» THE REQUEST: Note each line where "this" appears, and copy it.

» SOURCE EXCERPT:
**********

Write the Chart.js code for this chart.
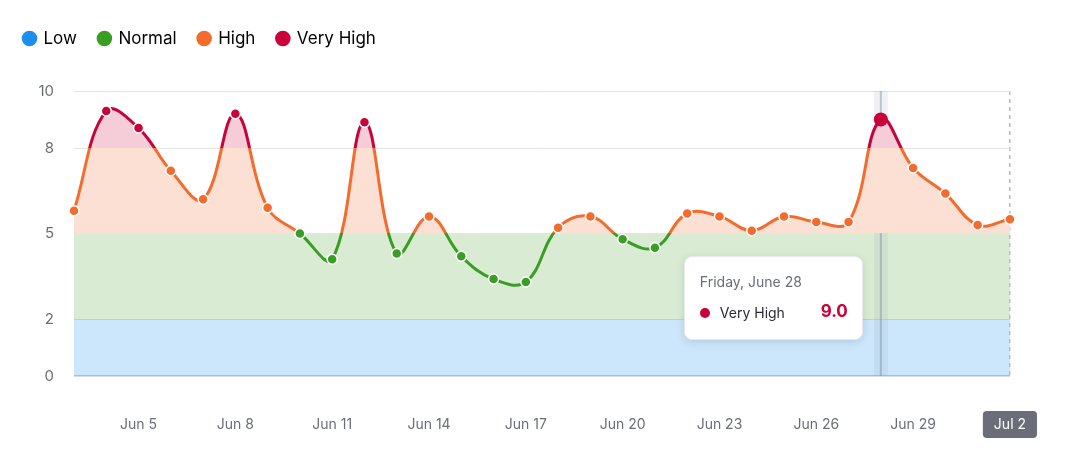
<!DOCTYPE html>
<html>
<head>
<meta charset="utf-8">
<script src="https://cdn.jsdelivr.net/npm/chart.js@4.4.1/dist/chart.umd.min.js"></script>
<style>
    html, body { margin: 0; padding: 0; background: #ffffff; }
    #wrap { position: relative; width: 1066px; height: 464px; }
    #tip {
        position: absolute;
        width: 179px;
        height: 84px;
        box-sizing: border-box;
        background: #ffffff;
        border: 1px solid #e8e9ec;
        border-radius: 8px;
        box-shadow: 0 2px 8px rgba(0, 0, 0, 0.12);
        font-family: Inter, 'Noto Sans', sans-serif;
        pointer-events: none;
        opacity: 0;
    }
    #tip .title { position: absolute; left: 15px; top: 16px; font-size: 14px; color: #6b6e78; }
    #tip .dot { position: absolute; left: 15px; top: 51px; width: 10px; height: 10px; border-radius: 50%; }
    #tip .name { position: absolute; left: 35px; top: 47px; font-size: 14px; color: #2b2d33; }
    #tip .val { position: absolute; right: 14px; top: 44px; font-size: 17px; font-weight: 700; }
</style>
</head>
<body>
<div id="wrap">
    <canvas id="canvas1" width="1066" height="464"></canvas>
    <div id="tip"><div class="title"></div><div class="dot"></div><div class="name"></div><div class="val"></div></div>
</div>
<script>
// Daily readings, Jun 3 - Jul 2
const dates = [
    '2024-06-03', '2024-06-04', '2024-06-05', '2024-06-06', '2024-06-07', '2024-06-08',
    '2024-06-09', '2024-06-10', '2024-06-11', '2024-06-12', '2024-06-13', '2024-06-14',
    '2024-06-15', '2024-06-16', '2024-06-17', '2024-06-18', '2024-06-19', '2024-06-20',
    '2024-06-21', '2024-06-22', '2024-06-23', '2024-06-24', '2024-06-25', '2024-06-26',
    '2024-06-27', '2024-06-28', '2024-06-29', '2024-06-30', '2024-07-01', '2024-07-02'
]
const values = [
    5.8, 9.3, 8.7, 7.2, 6.2, 9.2,
    5.9, 5.0, 4.1, 8.9, 4.3, 5.6,
    4.2, 3.4, 3.3, 5.2, 5.6, 4.8,
    4.5, 5.7, 5.6, 5.1, 5.6, 5.4,
    5.4, 9.0, 7.3, 6.4, 5.3, 5.5
]
const yTicks = [0, 2, 5, 8, 10]

// Levels: name, lower bound, upper bound
const levelNames = ['Low', 'Normal', 'High', 'Very High']
const levelFrom = [0, 2, 5, 8]
const levelTo = [2, 5, 8, 10]

const levelColors = ['#1a8ff0', '#3b9e24', '#f36c2e', '#c9023a']
const bandColors = ['#cce6fb', '#d9ecd3', null, null]
const fillColors = [null, null, '#fde0d4', '#f4cdd9']

const activeIndex = 25
const FONT = "Inter, 'Noto Sans', sans-serif"
const X_TICK_PAD = 40
const X_TICK_FONT = 14

function levelOf(v) {
    if (v > 8) return 3
    if (v > 5) return 2
    if (v > 2) return 1
    return 0
}

function shortLabel(iso) {
    const d = new Date(iso + 'T12:00:00')
    return d.toLocaleDateString('en-US', { month: 'short', day: 'numeric' })
}

function longLabel(iso) {
    const d = new Date(iso + 'T12:00:00')
    return d.toLocaleDateString('en-US', { weekday: 'long', month: 'long', day: 'numeric' })
}

// Hard-stop vertical gradient following the level thresholds
function levelGradient(chart, colors) {
    const { ctx, chartArea, scales } = chart
    if (!chartArea) return null
    const y = scales.y
    const top = y.getPixelForValue(y.max)
    const bottom = y.getPixelForValue(y.min)
    const g = ctx.createLinearGradient(0, top, 0, bottom)
    const off = v => Math.min(1, Math.max(0, (y.getPixelForValue(v) - top) / (bottom - top)))
    for (let i = levelNames.length - 1; i >= 0; i--) {
        const c = colors[i] || 'rgba(255,255,255,0)'
        g.addColorStop(off(levelTo[i]), c)
        g.addColorStop(off(levelFrom[i]), c)
    }
    return g
}

// Extra room under the legend
const legendGapPlugin = {
    id: 'legendGap',
    beforeInit(chart) {
        const fit = chart.legend.fit
        chart.legend.fit = function () {
            fit.bind(chart.legend)()
            this.height += 34
        }
    }
}

// Background bands for Low / Normal, plus rounded badge behind last x label
const bandsPlugin = {
    id: 'bands',
    beforeDraw(chart) {
        const { ctx, chartArea, scales } = chart
        const y = scales.y
        ctx.save()
        for (let i = 0; i < levelNames.length; i++) {
            if (!bandColors[i]) continue
            const y1 = y.getPixelForValue(levelTo[i])
            const y2 = y.getPixelForValue(levelFrom[i])
            ctx.fillStyle = bandColors[i]
            ctx.fillRect(chartArea.left, y1, chartArea.right - chartArea.left, y2 - y1)
        }

        const x = scales.x
        const cx = x.getPixelForValue(lastIndex)
        const cy = x.top + X_TICK_PAD + X_TICK_FONT * 1.2 / 2
        ctx.font = X_TICK_FONT + 'px ' + FONT
        const w = ctx.measureText(chart.data.labels[lastIndex]).width + 22
        const h = 27
        ctx.fillStyle = '#6b6e78'
        ctx.beginPath()
        ctx.roundRect(cx - w / 2, cy - h / 2, w, h, 4)
        ctx.fill()
        ctx.restore()
    }
}

// Hover column behind the active point
const hoverPlugin = {
    id: 'hoverColumn',
    beforeDatasetsDraw(chart) {
        const active = chart.getActiveElements()
        if (!active.length) return
        const x = active[0].element.x
        const { ctx, chartArea } = chart
        ctx.save()
        ctx.fillStyle = 'rgba(140, 160, 185, 0.14)'
        ctx.fillRect(x - 7, chartArea.top, 14, chartArea.bottom - chartArea.top)
        ctx.strokeStyle = 'rgba(110, 130, 150, 0.4)'
        ctx.lineWidth = 2
        ctx.beginPath()
        ctx.moveTo(x, chartArea.top)
        ctx.lineTo(x, chartArea.bottom)
        ctx.stroke()
        ctx.restore()
    }
}

function externalTooltip(context) {
    const { chart, tooltip } = context
    const el = document.getElementById('tip')
    if (tooltip.opacity === 0 || !tooltip.dataPoints || !tooltip.dataPoints.length) {
        el.style.opacity = 0
        return
    }
    const dp = tooltip.dataPoints[0]
    const v = dp.parsed.y
    const lvl = levelOf(v)
    el.querySelector('.title').textContent = longLabel(dates[dp.dataIndex]).replace(/^(\w+) /, '$1, ')
    el.querySelector('.dot').style.background = levelColors[lvl]
    el.querySelector('.name').textContent = levelNames[lvl]
    const val = el.querySelector('.val')
    val.textContent = v.toFixed(1)
    val.style.color = levelColors[lvl]
    el.style.left = (chart.canvas.offsetLeft + tooltip.caretX - 18 - 179) + 'px'
    el.style.top = (chart.canvas.offsetTop + chart.chartArea.bottom - 120) + 'px'
    el.style.opacity = 1
}

const lastIndex = dates.length - 1

const config = {
    type: 'line',
    data: {
        labels: dates.map(shortLabel),
        datasets: [{
            label: 'Value',
            data: values,
            tension: 0.4,
            borderWidth: 3,
            borderColor: ctx => levelGradient(ctx.chart, levelColors),
            backgroundColor: ctx => levelGradient(ctx.chart, fillColors),
            fill: { value: 5 },
            pointRadius: 5,
            pointHoverRadius: 7,
            pointBorderWidth: 1.5,
            pointHoverBorderWidth: 0,
            pointBorderColor: '#ffffff',
            pointBackgroundColor: ctx => levelColors[levelOf(ctx.raw)],
            pointHoverBackgroundColor: ctx => levelColors[levelOf(ctx.raw)]
        }]
    },
    options: {
        responsive: false,
        animation: false,
        events: [],
        layout: {
            padding: { top: 8, left: 2, right: 56, bottom: 0 }
        },
        plugins: {
            legend: {
                display: true,
                position: 'top',
                align: 'start',
                labels: {
                    color: '#2b2d33',
                    font: { size: 17, family: FONT },
                    usePointStyle: true,
                    pointStyle: 'circle',
                    boxWidth: 11,
                    boxHeight: 11,
                    padding: 22,
                    generateLabels: () => levelNames.map((name, i) => ({
                        text: name,
                        fillStyle: levelColors[i],
                        strokeStyle: levelColors[i],
                        lineWidth: 0,
                        pointStyle: 'circle',
                        hidden: false,
                        datasetIndex: 0
                    }))
                }
            },
            tooltip: {
                enabled: false,
                mode: 'index',
                intersect: false,
                external: externalTooltip
            }
        },
        scales: {
            x: {
                offset: false,
                // border.dash also dashes the grid lines (only Jul 2 is visible)
                border: { display: false, dash: [4, 4] },
                afterFit: axis => { axis.height = 88 },
                grid: {
                    drawTicks: false,
                    color: ctx => ctx.index === lastIndex ? '#b9bcc2' : 'rgba(0,0,0,0)',
                    lineWidth: 1.5
                },
                ticks: {
                    autoSkip: false,
                    maxRotation: 0,
                    padding: X_TICK_PAD,
                    color: ctx => ctx.index === lastIndex ? '#ffffff' : '#6b6e78',
                    font: { size: X_TICK_FONT, family: FONT },
                    callback: function (value, index) {
                        return (index - 2) % 3 === 0 ? this.getLabelForValue(value) : ''
                    }
                }
            },
            y: {
                min: 0,
                max: 10,
                border: { display: false },
                afterFit: axis => { axis.width = 72 },
                afterBuildTicks: axis => { axis.ticks = yTicks.map(v => ({ value: v })) },
                grid: {
                    drawTicks: false,
                    lineWidth: ctx => ctx.tick.value === 0 ? 1.5 : 1,
                    color: ctx => {
                        if (ctx.tick.value === 0) return '#a9bcd6'
                        if (ctx.tick.value === 2) return 'rgba(150, 185, 220, 0.45)'
                        return '#e4e5e8'
                    }
                },
                ticks: {
                    padding: 20,
                    color: '#6b6e78',
                    font: { size: 15, family: FONT }
                }
            }
        }
    },
    plugins: [legendGapPlugin, bandsPlugin, hoverPlugin]
}

const canvas = document.getElementById('canvas1')
const chart = new Chart(canvas.getContext('2d'), config)

chart.setActiveElements([{ datasetIndex: 0, index: activeIndex }])
chart.tooltip.setActiveElements([{ datasetIndex: 0, index: activeIndex }], { x: 0, y: 0 })
chart.update('none')
</script>
</body>
</html>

**********

» PROBLEM SOLUTION:
Write the Chart.js code for this chart.
            this.height += 34
                        return (index - 2) % 3 === 0 ? this.getLabelForValue(value) : ''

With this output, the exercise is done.